Go to contents

[オピニオン]デジタルテレビ

Posted July. 09, 2004 22:29,   

白黒で始まった韓国テレビが、カラー時代を経て、デジタルテレビ(DTV)時代に入ることとなった。視聴者は今月中に、現在のアナログテレビより5〜6倍も鮮明な画質とCD級音響を提供してもらえるようになる。画面の横縦の割合も、従来の4:3から、映画と同じく16:9になる。首都圏と5大広域市では来月開かれるアテネ五輪を高画質(HD)放送で視聴できる。韓国選手らの善戦場面はもちろん、汗と涙、荒い息の音まで見聞きすることができるとは、思っただけでも胸がわくわくする。

◆アナログテレビとは違って、DTVは双方向情報データ放送が可能だ。ドラマやショーを見ている途中、俳優や歌手の履歴情報、小道具などに関する情報が検索でき、電子商取引や情報検索も可能だ。言わば、パソコンがテレビの中に入ったわけだ。しかし、遠目で見た時は絶世の美人だったのに、近くで見たら失望せざるを得ない容貌である場合がたびたびあるように、顔の美容手術の跡やニキビの一つまで鮮明に映される高画質画面のため、思わぬ被害者が出ることもあるだろう。

◆世界のデジタル産業は現在、標準化戦争中だ。いくら技術が優れていても標準化として採択できなければ死蔵されるしかない。
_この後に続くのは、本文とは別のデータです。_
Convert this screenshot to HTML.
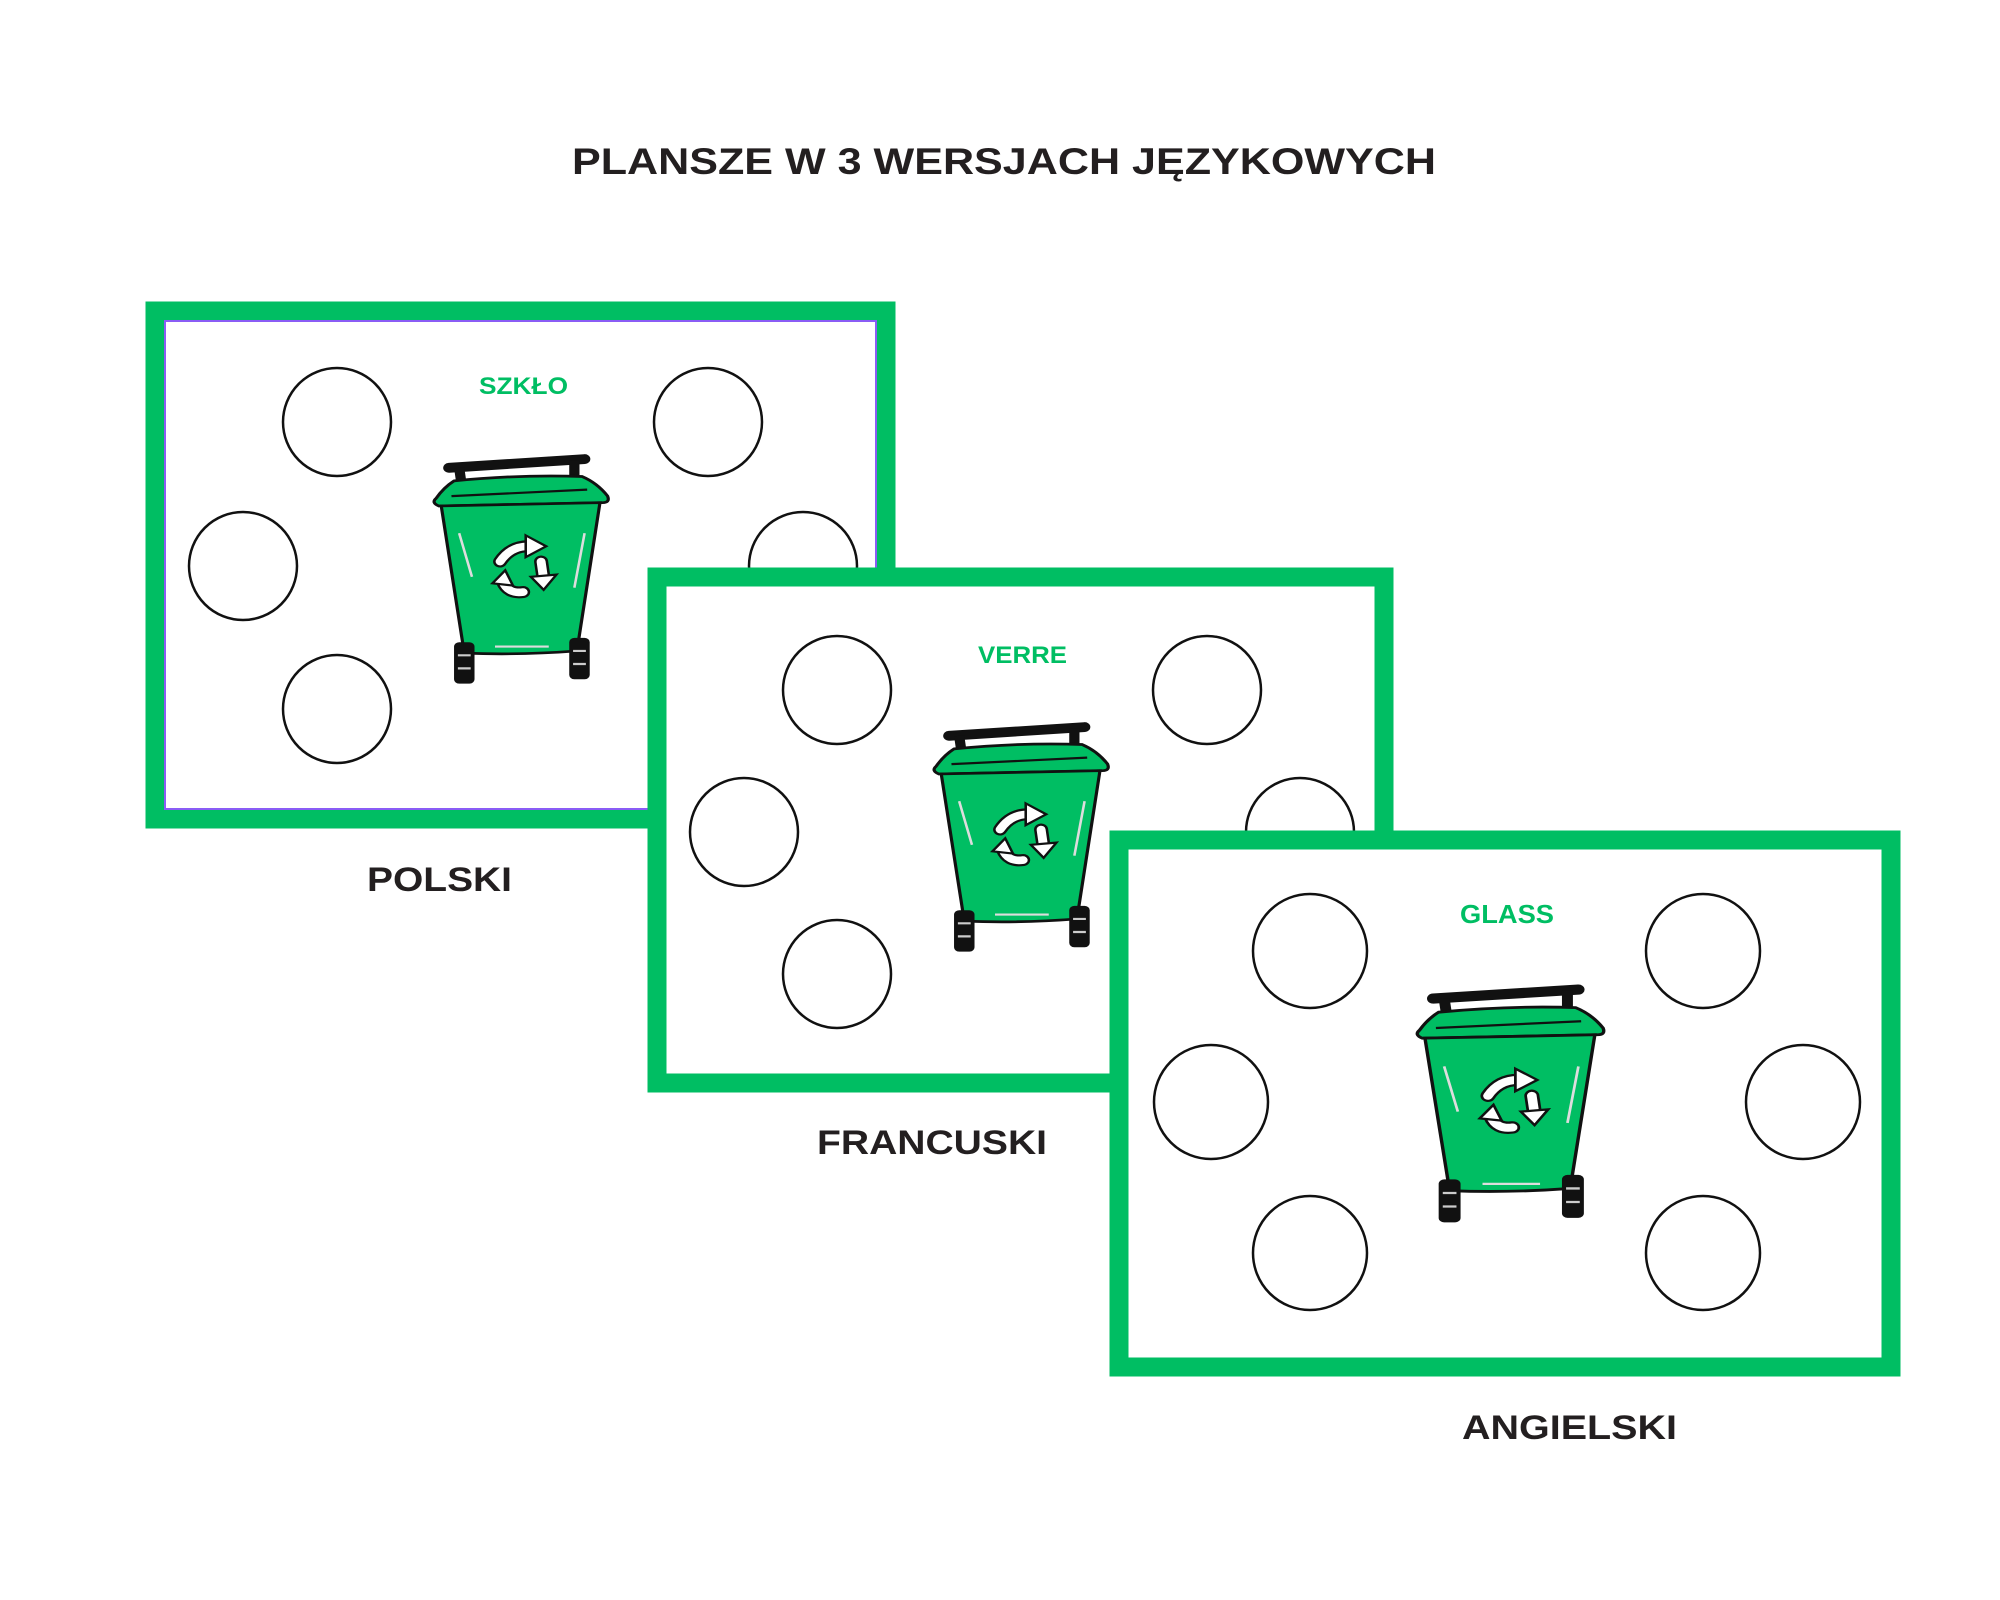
<!DOCTYPE html>
<html><head><meta charset="utf-8"><style>html,body{margin:0;padding:0;background:#fff}svg{display:block}</style></head>
<body>
<svg width="2000" height="1600" viewBox="0 0 2000 1600" xmlns="http://www.w3.org/2000/svg" font-family="Liberation Sans, sans-serif">
<defs>
<g id="bin">
  <path d="M14 20 L120 12" stroke="#111" stroke-width="9" stroke-linecap="round"/>
  <path d="M22 20 L24 36 M112 13 L112 30" stroke="#111" stroke-width="8"/>
  <path d="M18 32 Q70 26 118 28 Q130 34 138 46 Q140 52 134 52 L6 55 Q0 52 4 48 Q10 38 18 32 Z" fill="#00BE63" stroke="#111" stroke-width="2.5"/>
  <path d="M16 46 L122 40" stroke="#111" stroke-width="2"/>
  <path d="M8 55 L132 52 L114 188 Q70 192 26 190 Z" fill="#00BE63" stroke="#111" stroke-width="2.5"/>
  <path d="M22 80 L32 120 M120 80 L112 130 M50 184 L92 184" stroke="#ddd" stroke-width="2"/>
  <g transform="translate(-8,-6)">
  <path d="M62 112 Q70 98 84 98" stroke="#111" stroke-width="11" fill="none" stroke-linecap="round"/>
  <path d="M62 112 Q70 98 84 98" stroke="#fff" stroke-width="7" fill="none" stroke-linecap="round"/>
  <path d="M82 88 L98 98 L82 108 Z" fill="#fff" stroke="#111" stroke-width="2"/>
  <path d="M94 112 L96 128" stroke="#111" stroke-width="11" stroke-linecap="round"/>
  <path d="M94 112 L96 128" stroke="#fff" stroke-width="7" stroke-linecap="round"/>
  <path d="M86 126 L106 124 L96 138 Z" fill="#fff" stroke="#111" stroke-width="2"/>
  <path d="M80 140 Q68 142 64 130" stroke="#111" stroke-width="11" fill="none" stroke-linecap="round"/>
  <path d="M80 140 Q68 142 64 130" stroke="#fff" stroke-width="7" fill="none" stroke-linecap="round"/>
  <path d="M56 132 L66 120 L72 134 Z" fill="#fff" stroke="#111" stroke-width="2"/>
  </g>
  <rect x="18" y="180" width="16" height="38" rx="4" fill="#111"/>
  <rect x="108" y="176" width="16" height="38" rx="4" fill="#111"/>
  <path d="M21 192 H31 M21 204 H31 M111 188 H121 M111 200 H121" stroke="#ccc" stroke-width="2"/>
</g>
</defs>

<text x="572" y="174" font-size="37" font-weight="bold" fill="#231f20" textLength="864" lengthAdjust="spacingAndGlyphs">PLANSZE W 3 WERSJACH JĘZYKOWYCH</text>

<!-- Card 1 -->
<rect x="155" y="311" width="731" height="508" fill="#fff" stroke="#00BE63" stroke-width="19"/>
<rect x="165" y="321" width="711" height="488" fill="none" stroke="#8a5cf5" stroke-width="2"/>
<g fill="none" stroke="#111" stroke-width="2.5">
<circle cx="337" cy="422" r="54"/><circle cx="708" cy="422" r="54"/>
<circle cx="243" cy="566" r="54"/><circle cx="803" cy="566" r="54"/>
<circle cx="337" cy="709" r="54"/></g>
<text x="479" y="394" font-size="24" font-weight="bold" fill="#00BE63" textLength="89" lengthAdjust="spacingAndGlyphs">SZKŁO</text>
<use href="#bin" transform="translate(431,446) scale(1.28,1.09)"/>
<text x="367" y="891" font-size="34" font-weight="bold" fill="#231f20" textLength="145" lengthAdjust="spacingAndGlyphs">POLSKI</text>

<!-- Card 2 -->
<rect x="657" y="577" width="727" height="506" fill="#fff" stroke="#00BE63" stroke-width="19"/>
<g fill="none" stroke="#111" stroke-width="2.5">
<circle cx="837" cy="690" r="54"/><circle cx="1207" cy="690" r="54"/>
<circle cx="744" cy="832" r="54"/><circle cx="1300" cy="832" r="54"/>
<circle cx="837" cy="974" r="54"/></g>
<text x="978" y="663" font-size="24" font-weight="bold" fill="#00BE63" textLength="89" lengthAdjust="spacingAndGlyphs">VERRE</text>
<use href="#bin" transform="translate(931,714) scale(1.28,1.09)"/>
<text x="817" y="1154" font-size="34" font-weight="bold" fill="#231f20" textLength="230" lengthAdjust="spacingAndGlyphs">FRANCUSKI</text>

<!-- Card 3 -->
<g transform="translate(-6,0)">
<rect x="1125" y="840" width="772" height="527" fill="#fff" stroke="#00BE63" stroke-width="19"/>
<g fill="none" stroke="#111" stroke-width="2.5">
<circle cx="1316" cy="951" r="57"/><circle cx="1709" cy="951" r="57"/>
<circle cx="1217" cy="1102" r="57"/><circle cx="1809" cy="1102" r="57"/>
<circle cx="1316" cy="1253" r="57"/><circle cx="1709" cy="1253" r="57"/></g>
<text x="1466" y="923" font-size="26" font-weight="bold" fill="#00BE63" textLength="94" lengthAdjust="spacingAndGlyphs">GLASS</text>
<use href="#bin" transform="translate(1420,976) scale(1.37,1.13)"/>
</g>
<text x="1462" y="1439" font-size="34" font-weight="bold" fill="#231f20" textLength="215" lengthAdjust="spacingAndGlyphs">ANGIELSKI</text>
</svg>
</body></html>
日本は1980年代までは、HDTV技術で米国に勝っていたが、これを世界的なデジタル方式に標準化することに失敗したため落伍してしまった。家電製品市場で日本に、自国だけでなく世界市場でまで惨敗してしまった米国が、デジタル技術を通じた世界市場掌握を目標に、業界と学界が総力戦に乗り出して、意図的に日本を「のけ者」にしたという分析もある。米国は言語に続いて技術標準でも世界を掌握しているのだ。

◆世界のDTV市場規模は05年220億ドル、06年330億ドル、07年500億ドルと推算される。韓国は世界DTV関連特許技術1万632件のうち、33%である3462件を保有している最多技術強国だ。そのような点から、この4年間、政府と放送社の対立で送信方式を決められず歳月を無駄遣いしてきたのは大きな損失だった。新しい技術の採択には必ず利害当事者らの合意を経なければならないという教訓を得た対価としては、あまりにも高すぎる授業料を払った。